In this paper, we use an algorithm to rank universities based on hiring networks in Mexico. We distinguish three groups of scholars that move Up, Down or Stay in the prestige hierarchy between PhD graduation and first job. After controlling for individual characteristics by matching scholars with equal training or the same first job institution, we find that scholars hired by their existing faculty sustain higher performance over their career in comparison to other groups. Interestingly, we find that scholars that move up the hierarchy exhibit, on average, lower academic performance than the other groups. We argue that the negative relation between upward ranking mobility and performance is related to the difficulties in changing research teams at an early-career stage and to the so-called "big-fish-small-pond" effect. We observe a high stratification of universities by prestige and a negative association between mobility and performance that can hinder the flows of knowledge throughout the science system.
About the speaker
Fabiana Visentin received her Ph.D. degree in Economics and Organisation from the Advanced School of Economics of Ca’ Foscari University in Venice, Italy. She was a Visiting Research Fellow at the University of Lugano, Lugano, Switzerland, and at the Goizueta Business School, Atlanta, USA. Before joining UNU-MERIT and Maastricht University, she worked as Senior Research Fellow at the Chair of Economics and Management of Innovation at Ecole Polytechnique Fédérale de Lausanne (EPFL), in Switzerland. Her research interests focus on the microeconomics of innovation and on the economics of science area. In these topics, her contributions have appeared in the American Sociological Review, Journal of Economic Behavior & Organization, Research Policy, IEEE Transactions on Engineering Management and PlosOne.

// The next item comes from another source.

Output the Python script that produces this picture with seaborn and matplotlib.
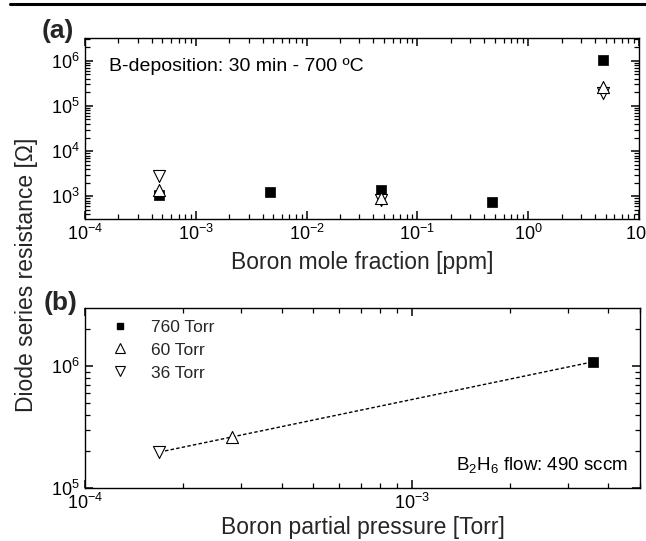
import numpy as np
import pandas as pd
import matplotlib
matplotlib.use("Agg")
import matplotlib.pyplot as plt
import seaborn as sns
from matplotlib.lines import Line2D
from matplotlib.ticker import LogLocator, NullFormatter

sns.set_theme(style="ticks")
plt.rcParams["font.family"] = ["Liberation Sans", "DejaVu Sans"]
plt.rcParams["mathtext.fontset"] = "custom"
plt.rcParams["mathtext.rm"] = "Liberation Sans"
plt.rcParams["mathtext.it"] = "Liberation Sans:italic"
plt.rcParams["mathtext.bf"] = "Liberation Sans:bold"
plt.rcParams["xtick.minor.visible"] = True
plt.rcParams["ytick.minor.visible"] = True

# ---- data -------------------------------------------------------------
# (a) series resistance vs boron mole fraction in the gas phase
frac_760 = [4.7e-4, 4.7e-3, 4.7e-2, 4.7e-1, 4.7]
res_760 = [1.08e3, 1.25e3, 1.35e3, 7.7e2, 1.05e6]
frac_60 = [4.7e-4, 4.7e-2, 4.7]
res_60 = [1.36e3, 9.0e2, 2.6e5]
frac_36 = [4.7e-4, 4.7e-2, 4.7]
res_36 = [2.86e3, 8.4e2, 1.95e5]

# (b) series resistance vs boron partial pressure
pressures = ["760 Torr", "60 Torr", "36 Torr"]
pp_b = [3.58e-3, 2.82e-4, 1.69e-4]
res_b = [1.08e6, 2.62e5, 1.97e5]

# ---- figure -------------------------------------------------------------
W, H = 646, 541
fig = plt.figure(figsize=(W / 100, H / 100), dpi=100)
fig.patch.set_facecolor("white")

ax_a = fig.add_axes([85 / W, 1 - 219 / H, (639 - 85) / W, (219 - 38) / H])
ax_b = fig.add_axes([85 / W, 1 - 488 / H, (640 - 85) / W, (488 - 308) / H])

sq_kw = dict(marker="s", color="black", edgecolor="black", s=55, linewidth=0.5)
up_kw = dict(marker="^", facecolor="white", edgecolor="black", s=75, linewidth=0.8)
dn_kw = dict(marker="v", facecolor="white", edgecolor="black", s=75, linewidth=0.8)

# panel (a)
sns.scatterplot(x=frac_760, y=res_760, ax=ax_a, zorder=3, **sq_kw)
sns.scatterplot(x=frac_36, y=res_36, ax=ax_a, zorder=4, **dn_kw)
sns.scatterplot(x=frac_60, y=res_60, ax=ax_a, zorder=5, **up_kw)
ax_a.set_xscale("log")
ax_a.set_yscale("log")
ax_a.set_xlim(1e-4, 1e1)
ax_a.set_ylim(10 ** 2.5, 10 ** 6.5)
ax_a.set_xlabel("Boron mole fraction [ppm]", fontsize=16.5, labelpad=5)
ax_a.text(0.043, 0.84, "B-deposition: 30 min - 700 ºC", transform=ax_a.transAxes,
          fontsize=14, ha="left", va="center", color="black")

# panel (b)
df_b = pd.DataFrame({"pp": pp_b, "res": res_b, "p": pressures})
sns.lineplot(data=df_b, x="pp", y="res", ax=ax_b, color="black",
             linestyle=(0, (2.5, 1.6)), linewidth=1.0, zorder=2)
sns.scatterplot(x=[pp_b[0]], y=[res_b[0]], ax=ax_b, zorder=3, label=pressures[0], **sq_kw)
sns.scatterplot(x=[pp_b[1]], y=[res_b[1]], ax=ax_b, zorder=3, label=pressures[1], **up_kw)
sns.scatterplot(x=[pp_b[2]], y=[res_b[2]], ax=ax_b, zorder=3, label=pressures[2], **dn_kw)
ax_b.set_xscale("log")
ax_b.set_yscale("log")
ax_b.set_xlim(1e-4, 5e-3)
ax_b.set_ylim(1e5, 10 ** 6.475)
ax_b.set_xlabel("Boron partial pressure [Torr]", fontsize=16.5, labelpad=2)
ax_b.text(0.978, 0.128, r"B$_2$H$_6$ flow: 490 sccm", transform=ax_b.transAxes,
          fontsize=13.5, ha="right", va="center", color="black")

leg_handles = [
    Line2D([], [], marker="s", ls="none", color="black", markersize=5),
    Line2D([], [], marker="^", ls="none", markerfacecolor="white", markeredgecolor="black",
           markersize=7, markeredgewidth=0.8),
    Line2D([], [], marker="v", ls="none", markerfacecolor="white", markeredgecolor="black",
           markersize=7, markeredgewidth=0.8),
]
ax_b.legend(leg_handles, pressures, loc="upper left", bbox_to_anchor=(0.035, 0.975),
            frameon=False, fontsize=12.5, handlelength=1.0, handletextpad=1.3,
            labelspacing=0.45, borderaxespad=0.0)

for ax in (ax_a, ax_b):
    ax.set_ylabel("")
    for sp in ax.spines.values():
        sp.set_visible(True)
        sp.set_color("black")
        sp.set_linewidth(1.0)
    ax.xaxis.set_minor_locator(LogLocator(base=10, subs=np.arange(2, 10), numticks=30))
    ax.yaxis.set_minor_locator(LogLocator(base=10, subs=np.arange(2, 10), numticks=30))
    ax.xaxis.set_minor_formatter(NullFormatter())
    ax.yaxis.set_minor_formatter(NullFormatter())
    ax.tick_params(which="both", direction="in", top=True, right=True,
                   bottom=True, left=True, colors="black", labelsize=13)
    ax.tick_params(which="major", length=6, width=1.1)
    ax.tick_params(which="minor", length=3.5, width=0.9)
    ax.grid(False)

ax_a.yaxis.set_major_locator(LogLocator(base=10, numticks=10))

# shared y label and panel tags
fig.text(27 / W, 1 - 275 / H, "Diode series resistance [Ω]", rotation=90,
         ha="center", va="center", fontsize=16.5)
fig.text(58 / W, 1 - 31 / H, "(a)", ha="center", va="center", fontsize=19, fontweight="bold")
fig.text(61 / W, 1 - 303 / H, "(b)", ha="center", va="center", fontsize=19, fontweight="bold")

# rule across the top of the page
fig.add_artist(Line2D([10 / W, 1.0], [1 - 4 / H, 1 - 4 / H], transform=fig.transFigure,
                      color="black", linewidth=2.2))

fig.savefig("out.png", dpi=100, facecolor="white")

Mario Gonzalez Sauri applies econometric, bibliometric, network analysis and algorithms to study science systems, particularly in Latin America and Mexico. He is interested in the analysis of science dynamics for development and policymaking. His research focuses on estimating the impact of research collaboration and network structure on scientific productivity and impact. Furthermore, he studies how the stratification of universities by prestige affects the future career of scholars. His current research is centred on estimating the effect of foreign versus local PhD training and its effect on scientific achievement.